Salvador Dalí Made Jewelry That Could Turn You into a Surrealist Artwork
It was 1941, and Salvador Dalí was in the midst of an extended stay at a Virginia plantation owned by wealthy American arts patron Caresse Crosby. He had invited Duke Fulco di Verdura—an up-and-coming jewelry designer who had made a name for himself working for Coco Chanel and Paul Flato—to visit and discuss a potential collaboration.
Upon his arrival to Hampton Manor, however, the young man was aghast. Rather than the elegant mansion he had imagined, he was welcomed into a desolate ruin lacking both electricity and heat. Dalí greeted him cheerfully amidst the squalor, repeatedly comparing the room to Picasso’s atelier. The young designer was dazed, slowly going numb in the frigid air of the sitting room.
And then, suddenly, everyone began to laugh. Verdura realized it was all an elaborate set-up. The building truly was abandoned; Dalí had spent days outfitting the place to fool him into thinking otherwise. Crosby’s real house, Verdura wrote later, was “the picture of comfort and delight.”
In the end, Verdura described the visit as “a tremendous success.” The pair then began work on a set of jewels that debuted in 1941 at the Julien Levy Gallery alongside new paintings by the Spanish artist. Later that year, the series of five designs went on display at the Museum of Modern Art as part of a joint Dalí-Miró show. Ranging from brooches to a cigarette case to a pillbox, the pieces placed miniature paintings by Dalí within opulent, jeweled settings by Verdura. Perhaps the most striking is the Medusa brooch, which is surrounded by a writhing nest of ruby-eyed, gold snakes.
Throughout the 1950s, Dalí dreamed up ever more intricate and fantastical designs. With the help of Argentina-born jeweler Carlos Alemany, who ran a workshop in the St. Regis Hotel, these complicated visions were realized in spectacular fashion. Most were one-offs, crafted from luxurious arrays of sapphires, emeralds, lapis lazuli, or malachite from the Belgian Congo.
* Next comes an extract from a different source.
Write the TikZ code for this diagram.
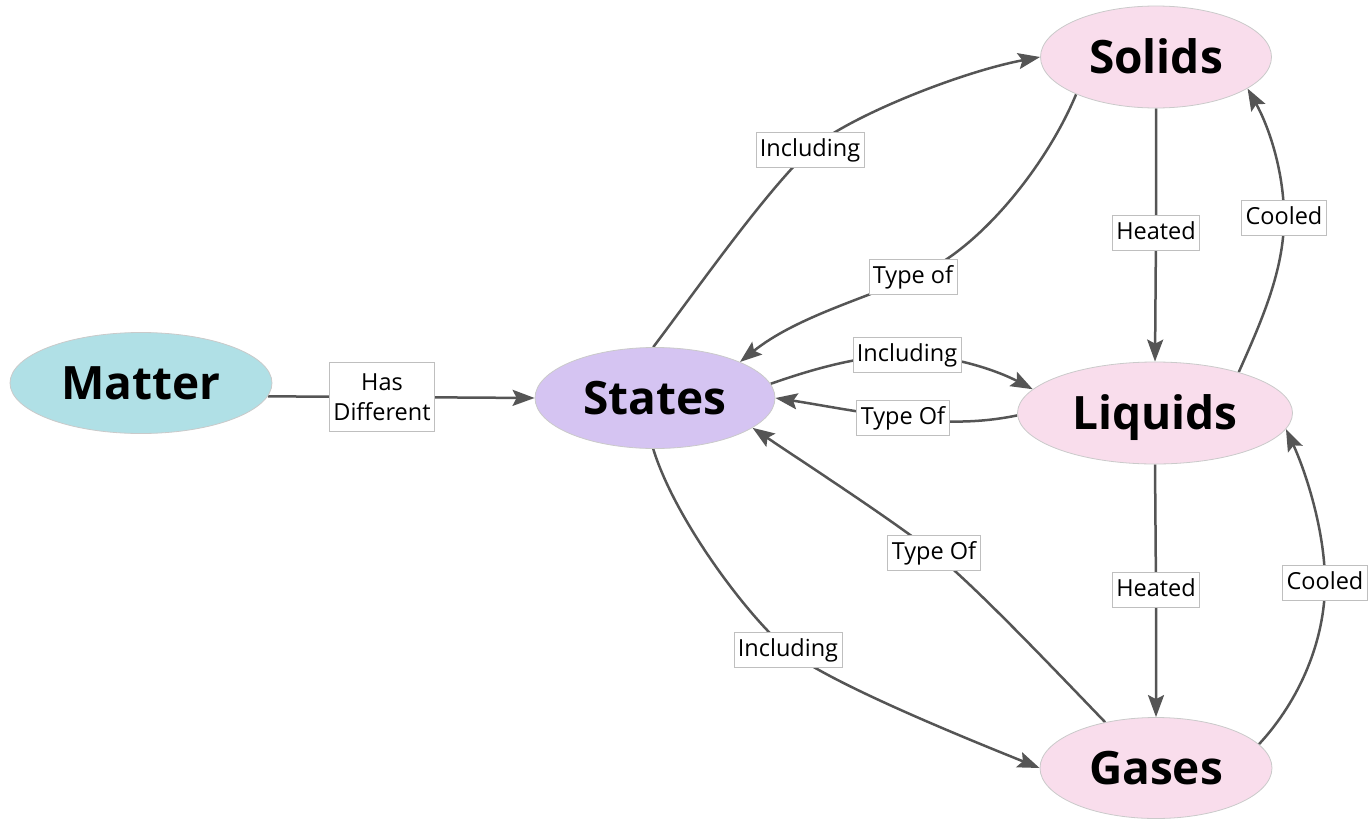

Some were even mechanical, like a diamond-encrusted flower whose petals opened and closed or a ruby brooch in the shape of a steadily pulsing heart. A fully articulated starfish made from rows of diamonds, rubies, emeralds, and a single central pearl would go limp when picked up and could then be arranged to cling to a wearer’s arm or hand—or even breast, like one former owner who wore it with an asymmetrical dress.
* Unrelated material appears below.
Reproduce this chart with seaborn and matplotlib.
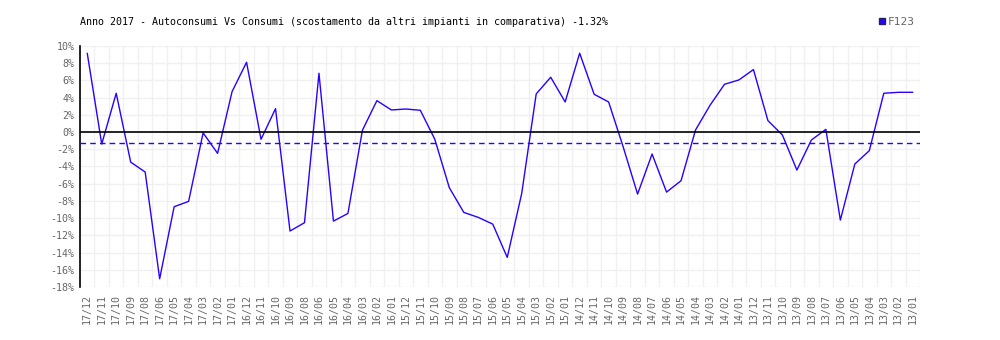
import numpy as np
import pandas as pd
import matplotlib
matplotlib.use('Agg')
import matplotlib.pyplot as plt
from matplotlib.lines import Line2D
import seaborn as sns

# ================== DATA ==================
mesi = ['17/12', '17/11', '17/10', '17/09', '17/08', '17/06', '17/05', '17/04', '17/03', '17/02', '17/01',
        '16/12', '16/11', '16/10', '16/09', '16/08', '16/06', '16/05', '16/04', '16/03', '16/02', '16/01',
        '15/12', '15/11', '15/10', '15/09', '15/08', '15/07', '15/06', '15/05', '15/04', '15/03', '15/02', '15/01',
        '14/12', '14/11', '14/10', '14/09', '14/08', '14/07', '14/06', '14/05', '14/04', '14/03', '14/02', '14/01',
        '13/12', '13/11', '13/10', '13/09', '13/08', '13/07', '13/06', '13/05', '13/04', '13/03', '13/02', '13/01']

scostamento = [9.15, -1.4, 4.5, -3.5, -4.65, -17.05, -8.68, -8.06, -0.1, -2.48, 4.69,
               8.1, -0.85, 2.71, -11.5, -10.54, 6.82, -10.35, -9.46, 0.2, 3.64, 2.56,
               2.67, 2.52, -0.85, -6.47, -9.34, -9.92, -10.7, -14.57, -7.13, 4.42, 6.36, 3.49,
               9.15, 4.38, 3.49, -1.7, -7.21, -2.56, -6.98, -5.66, 0.23, 3.1, 5.54, 6.05,
               7.25, 1.32, -0.35, -4.42, -0.93, 0.31, -10.23, -3.72, -2.17, 4.5, 4.61, 4.61]

media = -1.32
serie = 'F123'
titolo = 'Anno 2017 - Autoconsumi Vs Consumi (scostamento da altri impianti in comparativa) -1.32%'
y_ticks = list(range(-18, 11, 2))

BLU = '#2a00ff'
GRIGIO = '#666666'

df = pd.DataFrame({'mese': mesi, 'valore': scostamento})
df['pos'] = np.arange(len(df))

# ================== PLOT ==================
sns.set_style('white')
plt.rcParams['font.family'] = ['DejaVu Sans Mono']

fig = plt.figure(figsize=(10, 3.4), dpi=100)
ax = fig.add_axes([0.08, 0.156, 0.84, 0.709])

sns.lineplot(data=df, x='pos', y='valore', color=BLU, linewidth=1.0, sort=False, ax=ax)

ax.axhline(0, color='black', linewidth=1.2, zorder=3)
ax.axhline(media, color=BLU, linewidth=1.0, linestyle=(0, (4, 3)), zorder=3)

ax.set_xlim(-0.5, len(mesi) - 0.5)
ax.set_ylim(-18, 10)

ax.set_xticks(df['pos'])
ax.set_xticklabels(mesi, rotation=90, fontsize=7.2, color=GRIGIO)
ax.set_xticks(np.arange(-0.5, len(mesi), 1), minor=True)
ax.set_yticks(y_ticks)
ax.set_yticklabels([f'{v}%' for v in y_ticks], fontsize=7.2, color=GRIGIO)
ax.tick_params(axis='both', which='both', length=0)
ax.tick_params(axis='x', pad=5)
ax.tick_params(axis='y', pad=4)

ax.grid(which='minor', axis='x', color='#f0f0f0', linewidth=1)
ax.grid(which='major', axis='y', color='#f0f0f0', linewidth=1)
ax.set_axisbelow(True)

for s in ['top', 'right', 'bottom']:
    ax.spines[s].set_visible(False)
ax.spines['left'].set_color('black')
ax.spines['left'].set_linewidth(1.2)

ax.set_xlabel('')
ax.set_ylabel('')

fig.text(0.08, 0.935, titolo, fontsize=7.2, color='black', ha='left', va='center')

handle = Line2D([], [], marker='s', linestyle='none', markersize=5,
                markerfacecolor=BLU, markeredgecolor='#222266', label=serie)
fig.legend(handles=[handle], loc='center left', bbox_to_anchor=(0.872, 0.935),
           frameon=False, fontsize=8, handletextpad=0.1, handlelength=0.8,
           labelcolor=GRIGIO, borderpad=0)

plt.savefig('out.png', dpi=100)
plt.close()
By this time, Dalí had been expelled from the Surrealist movement. In 1934, he’d been put on “trial” by André Breton, and by the end of the 1940s, his work was no longer included in Surrealist shows. He had instead begun to style himself as an artist in the tradition of the Renaissance masters. In the introduction of a 1959 catalogue of his jewels, Dalí wrote: “Paladin of a new Renaissance, I too refuse to be confined. My art encompasses physics, mathematics, architecture, nuclear science—the psycho-nuclear, the mystico-nuclear—and jewelry—not paint alone.”
As Dalí expert Elliott H. King notes, during these decades “his work became more multifarious, encompassing sculpture, advertising, ballet designs. He was just doing things that were very different from what people expected artists to do.” Critics were not impressed by this range—rather, they viewed Dalí’s new ventures as merely commercial, a sign of his descent into excess and frivolity.
In fact, art historical scholarship ignored the second half of the artist’s life so thoroughly that, initially, King said he simply assumed Dalí had died in 1940. “All of the books in the ’80s and ’90s stopped then,” he explained with a laugh. “I had no idea he kept working for another 40 years.”
Certainly, not all the work completed during Dalí’s later years lives up to the melting clocks and spindly-legged elephants of his masterful early paintings. But the Spanish painter was also increasingly out of step with art-world trends. During the 1940s, New York became fascinated with Jackson Pollock and Abstract Expressionism. “Dalí doing Madonnas and jewelry designs looks so different from anything that the critics and the museums were interested in showcasing at that time,” King said.
But Dali’s later work has seen a resurgence—and a reevaluation—in recent years. In 2010, for example, King curated “Dalí: The Late Work” at the High Museum of Art in Atlanta to considerable acclaim. “People are looking more at his prints, his jewelry designs, even at the advertising ventures and things that he did as precursors to Pop art in the 1960s,” King explained. “His performance-based works are just starting to get a new look. So a lot of the things that he was doing in the ’40s and ’50s are now being seen as cutting-edge and going against the grain in a really interesting way.”
Today, most of Dalí’s jewels reside in the collection of the Dalí Museum in Figueres, Spain. Never one for understatement, the artist summarized his designs like this: “To history, they will prove that objects of pure beauty, without utility but executed marvelously, were appreciated in a time when the primary emphasis appeared to be upon the utilitarian and the material.” Although history probably took longer to recognize these works than Dalí would have liked, his jeweled masterpieces seem poised to finally take their rightful place within the Surrealist’s multifaceted oeuvre.